Although MEA’s production costs are among the world’s lowest, it faces increased competition for market share from newer low-cost suppliers, such as the US. Operational efficiencies are therefore considered a top priority to help squeeze MEA production costs down further.

By forging ahead of the rest of the world in the quest to launch commercial 5G networks, the Middle East and Africa (MEA) market looks to be one of the first to use 5G to supercharge Internet of Things (IoT) projects to this aim.

How 5G IoT can change the sector

5G, the 5th generation mobile network, is designed to connect people, machines, objects, and devices.  It will deliver higher data speeds, ultra-low latency, greater reliability and increased availability. 

The emergence of 5G gives MEA producers the means to marry advanced production and operations techniques with smart digital technologies. They can create a digital enterprise that is not only interconnected and autonomous but can communicate, analyze, and use data to drive further intelligent action back in the physical world.
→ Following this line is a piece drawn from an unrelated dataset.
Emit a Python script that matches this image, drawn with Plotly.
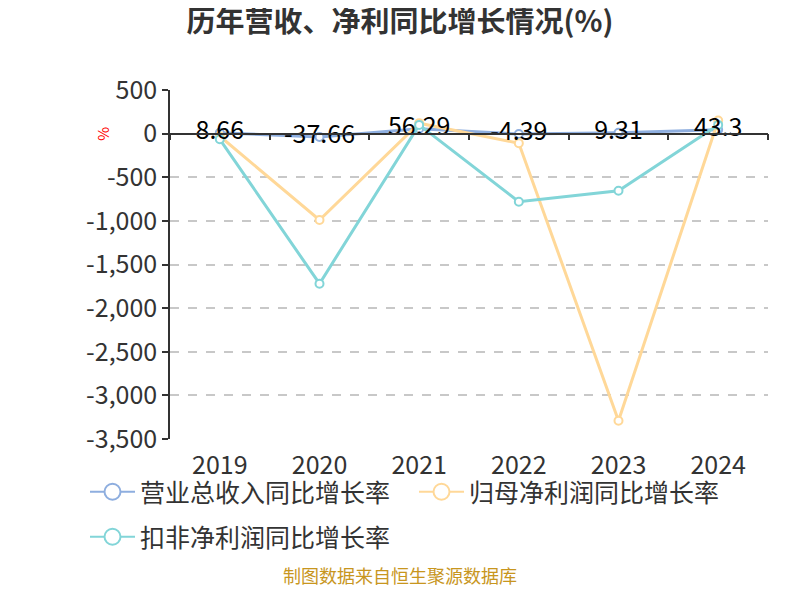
import plotly.graph_objects as go

years = ["2019", "2020", "2021", "2022", "2023", "2024"]
revenue_growth = [8.66, -37.66, 56.29, -4.39, 9.31, 43.3]
parent_profit_growth = [-30, -990, 120, -110, -3290, 150]
deducted_profit_growth = [-65, -1720, 100, -780, -655, 100]

series_names = ["营业总收入同比增长率", "归母净利润同比增长率", "扣非净利润同比增长率"]
colors = ["#8EAEDF", "#FFD898", "#82D5D8"]

y_tickvals = [500, 0, -500, -1000, -1500, -2000, -2500, -3000, -3500]
y_ticktext = ["500", "0", "-500", "-1,000", "-1,500", "-2,000", "-2,500", "-3,000", "-3,500"]

FONT = "Noto Sans CJK SC"
OFF = 8  # page body offset

fig = go.Figure()

for name, vals, col in [
    (series_names[0], revenue_growth, colors[0]),
    (series_names[1], parent_profit_growth, colors[1]),
    (series_names[2], deducted_profit_growth, colors[2]),
]:
    fig.add_trace(go.Scatter(
        x=years, y=vals, mode="lines+markers", name=name, showlegend=False,
        line=dict(color=col, width=3),
        marker=dict(size=8, color="white", line=dict(color=col, width=2)),
        hoverinfo="x+y",
    ))

# data labels of revenue series on top
fig.add_trace(go.Scatter(
    x=years, y=revenue_growth, mode="text",
    text=[f"{v:g}" for v in revenue_growth], textposition="middle center",
    textfont=dict(family=FONT, size=25, color="#000"), showlegend=False,
    hoverinfo="skip",
))

# legend entries
for i, (name, col) in enumerate(zip(series_names, colors)):
    fig.add_trace(go.Scatter(
        x=[None], y=[None], mode="lines+markers", name=name,
        line=dict(color=col, width=2),
        marker=dict(size=18, color="white", line=dict(color=col, width=2)),
        legend="legend" if i < 2 else "legend2",
    ))

fig.update_layout(
    width=800, height=600,
    margin=dict(l=170 - OFF, r=800 - 768 + OFF, t=90 - OFF, b=600 - 439 + OFF, autoexpand=False),
    paper_bgcolor="white", plot_bgcolor="white",
    font=dict(family=FONT, color="#333"),
    title=dict(text="<b>历年营收、净利同比增长情况(%)</b>", x=(400 - OFF) / 800, xref="container",
               y=1 - (22 - OFF) / 600, yref="container", yanchor="middle", xanchor="center",
               font=dict(size=29, color="#333", family=FONT)),
    xaxis=dict(
        type="category", range=[-0.5, 5.5], anchor="free", position=0.875, automargin=False,
        showline=True, linecolor="#333", linewidth=1.5,
        ticks="outside", ticklen=6, tickcolor="#333", tickwidth=1.5,
        tickson="boundaries", showgrid=False, zeroline=False,
        tickfont=dict(size=25, color="#333"),
        ticklabelstandoff=310,
    ),
    yaxis=dict(
        range=[-3500, 500], tickvals=y_tickvals, ticktext=y_ticktext, automargin=False,
        showline=True, linecolor="#333", linewidth=1.5,
        ticks="outside", ticklen=6, tickcolor="#333", tickwidth=1.5,
        showgrid=True, gridcolor="#c8c8c8", griddash="dash", gridwidth=1.5,
        zeroline=False, tickfont=dict(size=25, color="#333"),
    ),
    legend=dict(orientation="h", x=(85 - 170) / 598, y=(439 - 492) / 349, yanchor="middle", xanchor="left",
                font=dict(size=25, color="#333", family=FONT), itemwidth=45,
                entrywidth=269, entrywidthmode="pixels", bgcolor="rgba(0,0,0,0)"),
    legend2=dict(orientation="h", x=(85 - 170) / 598, y=(439 - 537) / 349, yanchor="middle", xanchor="left",
                 font=dict(size=25, color="#333", family=FONT), itemwidth=45,
                 bgcolor="rgba(0,0,0,0)"),
    annotations=[
        dict(text="%", xref="paper", yref="y", x=(103 - 170) / 598, y=0, xanchor="center",
             yanchor="middle", showarrow=False, textangle=-90,
             font=dict(size=15, color="red", family=FONT)),
        dict(text="制图数据来自恒生聚源数据库", xref="paper", yref="paper",
             x=(400 - 170) / 598, y=(439 - 590) / 349, showarrow=False,
             font=dict(size=18, color="#C8961E", family=FONT)),
    ],
)

fig.write_html("out.html")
There are five ways that 5G will be critical to the oil and gas industry over the next five years. 

1. Wired LAN Displacement: With the introduction of 5G, operators can displace the wired networked approach with wireless connectivity.

2. OEM Failsafe Condition Monitoring: For certain high-speed high-risk assets, operators are investigating the deployment of IoT overlay technologies to monitor, capture data and initiate shut down instructions.  To make these investments affordable, connectivity via 5G high bandwidth architectures is critical.
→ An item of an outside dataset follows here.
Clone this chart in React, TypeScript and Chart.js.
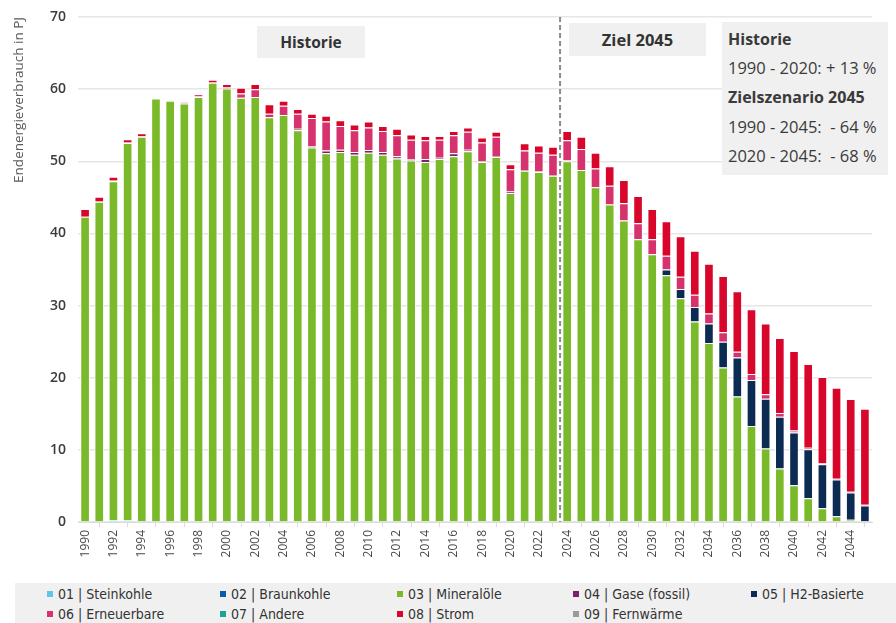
import React, { useEffect, useRef } from "react";
import Chart from "chart.js/auto";

const years = [
  "1990","1991","1992","1993","1994","1995","1996","1997","1998","1999",
  "2000","2001","2002","2003","2004","2005","2006","2007","2008","2009",
  "2010","2011","2012","2013","2014","2015","2016","2017","2018","2019",
  "2020","2021","2022","2023","2024","2025","2026","2027","2028","2029",
  "2030","2031","2032","2033","2034","2035","2036","2037","2038","2039",
  "2040","2041","2042","2043","2044","2045",
];

const xTickLabels = [
  "1990","","1992","","1994","","1996","","1998","",
  "2000","","2002","","2004","","2006","","2008","",
  "2010","","2012","","2014","","2016","","2018","",
  "2020","","2022","","2024","","2026","","2028","",
  "2030","","2032","","2034","","2036","","2038","",
  "2040","","2042","","2044","",
];

const yTicks = [0, 10, 20, 30, 40, 50, 60, 70];

// 01 | Steinkohle
const steinkohle = [
  0,0,0.25,0.25,0,0,0,0,0,0,
  0,0,0,0,0,0,0,0,0,0,
  0,0,0,0,0,0,0,0,0,0,
  0,0,0,0,0,0,0,0,0,0,
  0,0,0,0,0,0,0,0,0,0,
  0,0,0,0,0,0,
];
// 02 | Braunkohle
const braunkohle = [
  0,0,0,0,0,0,0,0,0,0,
  0,0,0,0,0,0,0,0,0,0,
  0,0,0,0,0,0,0,0,0,0,
  0,0,0,0,0,0,0,0,0,0,
  0,0,0,0,0,0,0,0,0,0,
  0,0,0,0,0,0,
];
// 03 | Mineralöle
const mineraloele = [
  42.3,44.4,47.0,52.3,53.4,58.7,58.4,58.0,58.9,60.9,
  60.1,58.8,58.9,56.1,56.4,54.3,51.9,51.1,51.3,50.9,
  51.2,50.9,50.4,50.1,49.9,50.3,50.7,51.4,49.9,50.6,
  45.6,48.7,48.5,48.0,50.0,48.8,46.4,44.0,41.8,39.2,
  37.1,34.2,31.0,27.8,24.8,21.4,17.4,13.3,10.2,7.4,
  5.1,3.3,1.9,0.8,0.3,0,
];
// 04 | Gase (fossil)
const gase = [
  0,0,0,0,0,0,0,0,0,0,
  0,0,0,0,0,0.2,0.2,0.4,0.3,0.4,
  0.35,0.4,0.3,0.2,0.4,0.2,0.4,0.2,0.1,0.1,
  0.2,0.1,0.1,0.1,0.1,0,0,0,0,0,
  0,0,0,0,0,0,0,0,0,0,
  0,0,0,0,0,0,
];
// 05 | H2-Basierte
const h2 = [
  0,0,0,0,0,0,0,0,0,0,
  0,0,0,0,0,0,0,0,0,0,
  0,0,0,0,0,0,0,0,0,0,
  0,0,0,0,0,0,0,0,0,0,
  0,0.8,1.3,2.0,2.7,3.6,5.4,6.4,6.9,7.2,
  7.3,6.8,6.1,5.1,3.8,2.3,
];
// 06 | Erneuerbare
const erneuerbare = [
  0,0.1,0.15,0.1,0.1,0,0,0.2,0.1,0.1,
  0.2,0.6,1.1,0.5,1.3,2.1,3.9,4.0,3.3,3.0,
  3.15,2.9,2.9,2.7,2.6,2.5,2.5,2.5,2.6,2.7,
  3.1,2.7,2.6,2.8,2.8,2.9,2.6,2.6,2.4,2.2,
  2.1,1.9,1.7,1.7,1.4,1.3,0.8,0.8,0.6,0.5,
  0.3,0.2,0.15,0.1,0.1,0.1,
];
// 07 | Andere
const andere = [
  0,0,0,0,0,0,0,0,0,0,
  0,0,0,0,0,0,0,0,0,0,
  0,0,0,0,0,0,0,0,0,0,
  0,0,0,0,0,0,0,0,0,0,
  0,0,0,0,0,0,0,0,0,0,
  0,0,0,0,0,0,
];
// 08 | Strom
const strom = [
  1.1,0.6,0.45,0.4,0.4,0,0,0,0.3,0.3,
  0.4,0.8,0.7,1.3,0.7,0.65,0.6,0.8,0.8,0.8,
  0.8,0.7,0.9,0.7,0.6,0.5,0.6,0.6,0.7,0.7,
  0.7,1.0,1.0,1.1,1.3,1.7,2.2,2.7,3.2,3.8,
  4.2,4.8,5.6,6.1,6.9,7.8,8.4,9.0,9.8,10.4,
  11.0,11.6,11.95,12.6,12.85,13.3,
];
// 09 | Fernwärme
const fernwaerme = [
  0,0,0,0,0,0,0,0,0,0,
  0,0,0,0,0,0,0,0,0,0,
  0,0,0,0,0,0,0,0,0,0,
  0,0,0,0,0,0,0,0,0,0,
  0,0,0,0,0,0,0,0,0,0,
  0,0,0,0,0,0,
];

const seriesNames = [
  "01 | Steinkohle",
  "02 | Braunkohle",
  "03 | Mineralöle",
  "04 | Gase (fossil)",
  "05 | H2-Basierte",
  "06 | Erneuerbare",
  "07 | Andere",
  "08 | Strom",
  "09 | Fernwärme",
];
const seriesColors = [
  "#5cc6e8",
  "#0b5bab",
  "#7ab929",
  "#7a2270",
  "#0b2b52",
  "#d6336e",
  "#17a59a",
  "#d7062a",
  "#9a9a9a",
];
const seriesData = [steinkohle, braunkohle, mineraloele, gase, h2, erneuerbare, andere, strom, fernwaerme];

const splitBefore = "2024";

const statLines = [
  { text: "Historie", bold: true },
  { text: "1990 - 2020: + 13 %", bold: false },
  { text: "Zielszenario 2045", bold: true },
  { text: "1990 - 2045:  - 64 %", bold: false },
  { text: "2020 - 2045:  - 68 %", bold: false },
];

const dashedLinePlugin = {
  id: "dashedSplit",
  afterDatasetsDraw(chart: any) {
    const xs = chart.scales.x;
    const idx = years.indexOf(splitBefore);
    const x = (xs.getPixelForValue(idx - 1) + xs.getPixelForValue(idx)) / 2;
    const { top, bottom } = chart.chartArea;
    const ctx = chart.ctx;
    ctx.save();
    ctx.strokeStyle = "#8c8c8c";
    ctx.lineWidth = 2;
    ctx.setLineDash([5, 3]);
    ctx.beginPath();
    ctx.moveTo(x, top);
    ctx.lineTo(x, bottom);
    ctx.stroke();
    ctx.restore();
  },
};

export default function App() {
  const ref = useRef<HTMLCanvasElement | null>(null);
  useEffect(() => {
    if (!ref.current) return;
    const chart = new Chart(ref.current, {
      type: "bar",
      data: {
        labels: years,
        datasets: seriesNames.map((name, i) => ({
          label: name,
          data: seriesData[i],
          backgroundColor: seriesColors[i],
          borderColor: "rgba(255,255,255,0.85)",
          borderWidth: 1,
          stack: "s",
          barPercentage: 0.68,
          categoryPercentage: 1,
        })),
      },
      options: {
        animation: false,
        responsive: false,
        maintainAspectRatio: false,
        layout: { padding: { top: 17, right: 24, left: 0, bottom: 0 } },
        plugins: {
          legend: { display: false },
          tooltip: { enabled: false },
        },
        scales: {
          x: {
            stacked: true,
            afterFit: (s: any) => {
              s.height = 58;
            },
            grid: {
              display: true,
              drawOnChartArea: false,
              drawTicks: true,
              tickLength: 5,
              color: "#dcdcdc",
            },
            border: { display: true, color: "#dcdcdc", width: 1 },
            ticks: {
              autoSkip: false,
              maxRotation: 90,
              minRotation: 90,
              padding: 3,
              color: "#4a4a4a",
              font: { family: "'Open Sans', sans-serif", size: 12 },
              callback: (_v: any, i: number) => xTickLabels[i] || null,
            },
          },
          y: {
            stacked: true,
            min: 0,
            max: 70,
            afterFit: (s: any) => {
              s.width = 78;
              s.paddingTop = 0;
              s.paddingBottom = 0;
            },
            afterBuildTicks: (s: any) => {
              s.ticks = yTicks.map((v) => ({ value: v }));
            },
            grid: {
              color: "#e6e6e6",
              lineWidth: 1.5,
              drawTicks: false,
            },
            border: { display: false },
            ticks: {
              padding: 12,
              color: "#3c3c3c",
              font: { family: "'Open Sans', sans-serif", size: 14, weight: "600" as any },
            },
            title: {
              display: true,
              text: "Endenergieverbrauch in PJ",
              align: "end",
              color: "#5a5a5a",
              padding: { top: 11, bottom: 0 },
              font: { family: "'Open Sans', sans-serif", size: 13.5 },
            },
          },
        },
      },
      plugins: [dashedLinePlugin],
    });
    return () => chart.destroy();
  }, []);

  const boxFont = "'Open Sans', sans-serif";
  const legendFont = "'Liberation Sans Narrow', 'DejaVu Sans Condensed', 'Open Sans', sans-serif";
  const legendCols = [47, 220, 397, 573, 751];

  return (
    <div style={{ position: "fixed", left: 0, top: 0, width: 896, height: 623, background: "#fff", overflow: "hidden" }}>
      <canvas ref={ref} width={896} height={580} style={{ position: "absolute", left: 0, top: 0, width: 896, height: 580 }} />
      <div style={{ position: "absolute", left: 257, top: 26, width: 108, height: 32, background: "#f0f0f0", display: "flex", alignItems: "center", justifyContent: "center", fontFamily: boxFont, fontWeight: 700, fontSize: 15.5, color: "#333" }}>
        Historie
      </div>
      <div style={{ position: "absolute", left: 569, top: 23, width: 137, height: 33, background: "#f0f0f0", display: "flex", alignItems: "center", justifyContent: "center", fontFamily: boxFont, fontWeight: 700, fontSize: 16.5, color: "#333" }}>
        Ziel 2045
      </div>
      <div style={{ position: "absolute", left: 722, top: 22, width: 166, height: 153, background: "#f0f0f0", fontFamily: boxFont, color: "#3a3a3a" }}>
        {statLines.map((l, i) => (
          <div key={i} style={{ position: "absolute", left: 6, top: 6 + i * 29.2, fontSize: l.bold ? 16 : 16.5, fontWeight: l.bold ? 700 : 400, whiteSpace: "pre", lineHeight: "22px" }}>
            {l.text}
          </div>
        ))}
      </div>
      <div style={{ position: "absolute", left: 15, top: 583, width: 881, height: 40, background: "#f0f0f0" }} />
      {seriesNames.map((name, i) => {
        const row = i < 5 ? 0 : 1;
        const col = i < 5 ? i : i - 5;
        return (
          <div key={name} style={{ position: "absolute", left: legendCols[col], top: 585 + row * 20, height: 18, display: "flex", alignItems: "center", fontFamily: legendFont, fontSize: 14, color: "#333", whiteSpace: "nowrap" }}>
            <span style={{ display: "inline-block", width: 6, height: 6, background: seriesColors[i], marginRight: 5 }} />
            {name}
          </div>
        );
      })}
    </div>
  );
}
3. Intelligent Asset Management: While predictive maintenance is the ideal state, the enablement pathway is not easy.  With the advent of field-tested and affordable sensors, the ability to generate quality data is no longer a constraint.  The principal obstacle is the cost associated with moving analytical processing capability to the edge.  With 5G, this concern is largely mitigated.

4. AR Enhanced Decision Support: Enhanced decision support enabled by augmented reality (AR) will transform the oil and gas mobile field practices.  Every production and maintenance process that leverages AR will allow operators to perform field functions in a more efficient manner through collaboration with domain experts via shared virtual environments. 

5. Cybersecurity: 5G modems with embedded authentication keys can continuously validate certified devices that are provisioned onto the network’s domains, and also enable a third level of defense by running cloud centric AI/ML algorithms to identify abnormal processes for networked elements.

Despite the obvious challenges, there are some amazing opportunities out there to solve them – via technology. Here is what some in MEA are already doing:

  • National Oil Companies (NOCs) are establishing regional oil and gas R&D centers. An example of this is Khalifa’s Petroleum Research Institute.
  • At an international level, NOCs are also launching investments in physical oil and gas R&D facilities. Saudi Aramco has the lead in this.
  • Lastly, NOCs are establishing large-scale multi-party collaboration agreements, for example Qatar Petroleum’s collaboration with Imperial College London.